Considere, leitor, que acusações baseadas em pressuposições e preconceitos, como a impossibilidade de que a normalidade da natureza possa ser burlada por um elemento externo, sobrenatural, não se justificam. Nesse assunto, o opositor do cristianismo é obrigado a pensar a partir da pressuposição, enquanto nós, cristãos, somos levados a refletir partindo de elementos sólidos, firmemente enraizados na coerência histórica e textual.     

C. S. Lewis magistralmente nos informa que os primeiros cristãos creram no milagre do nascimento virginal não por serem ignorantes acerca de como uma mulher engravida, mas justamente por terem consciência de como uma gravidez normalmente começa e se desenvolve - a crença no milagre pressupõe o entendimento da normalidade da natureza, pois só se pode atribuir extraordinariedade a algo se conhecermos o seu funcionamento ordinário. Ninguém se maravilharia com o nascimento virginal se não conhece o básico sobre a concepção e a gravidez natural. 


Se os primeiros cristãos se maravilharam, por qual razão não devemos nós, no Séc.

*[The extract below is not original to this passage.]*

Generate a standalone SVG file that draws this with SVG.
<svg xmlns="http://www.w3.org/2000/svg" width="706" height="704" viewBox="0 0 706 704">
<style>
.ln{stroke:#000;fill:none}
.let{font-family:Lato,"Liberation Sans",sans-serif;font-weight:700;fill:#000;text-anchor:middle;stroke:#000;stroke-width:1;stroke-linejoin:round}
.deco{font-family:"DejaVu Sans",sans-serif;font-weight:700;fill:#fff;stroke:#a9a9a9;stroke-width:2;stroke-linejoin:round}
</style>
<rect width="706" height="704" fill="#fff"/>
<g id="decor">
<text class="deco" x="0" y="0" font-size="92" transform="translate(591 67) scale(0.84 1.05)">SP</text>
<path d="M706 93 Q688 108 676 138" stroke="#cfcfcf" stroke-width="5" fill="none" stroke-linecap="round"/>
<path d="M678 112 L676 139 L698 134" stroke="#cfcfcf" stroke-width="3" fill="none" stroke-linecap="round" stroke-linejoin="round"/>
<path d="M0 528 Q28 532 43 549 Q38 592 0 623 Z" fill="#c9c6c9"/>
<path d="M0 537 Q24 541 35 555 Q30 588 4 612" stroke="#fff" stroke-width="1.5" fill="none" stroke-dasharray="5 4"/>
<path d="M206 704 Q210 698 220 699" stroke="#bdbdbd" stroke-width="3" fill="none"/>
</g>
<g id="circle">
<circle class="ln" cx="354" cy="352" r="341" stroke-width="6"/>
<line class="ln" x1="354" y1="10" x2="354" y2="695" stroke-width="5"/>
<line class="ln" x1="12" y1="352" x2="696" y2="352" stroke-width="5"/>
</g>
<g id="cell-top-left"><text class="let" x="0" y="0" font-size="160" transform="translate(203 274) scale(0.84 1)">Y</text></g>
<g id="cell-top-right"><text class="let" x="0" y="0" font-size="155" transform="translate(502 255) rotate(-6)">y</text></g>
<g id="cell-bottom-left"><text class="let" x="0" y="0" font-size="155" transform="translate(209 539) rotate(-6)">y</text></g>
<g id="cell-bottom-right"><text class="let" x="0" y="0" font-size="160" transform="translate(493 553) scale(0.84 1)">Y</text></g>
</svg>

XXI, nutrir igual espanto diante do inquestionável toque do Eterno na realidade humana? Não estamos falando de um mito deslocado do tempo, estamos falando da figura história de Jesus de Nazaré! Estamos falando do Deus Conosco, do Redentor, do Deus que se fez carne, dAquele que nasceu sem Pecado para que pudesse pagar o preço de sangue pelas nossas faltas, cobrindo com Seus méritos todos quantos ouvirem Seu chamado ao arrependimento, dando fim à Maldição Adâmica. Ele é o Perfeito que, feito homem, pode nos levar ao Pai, ao Perfeito! E é esse o significado da Encarnação, é esse o significado do Natal!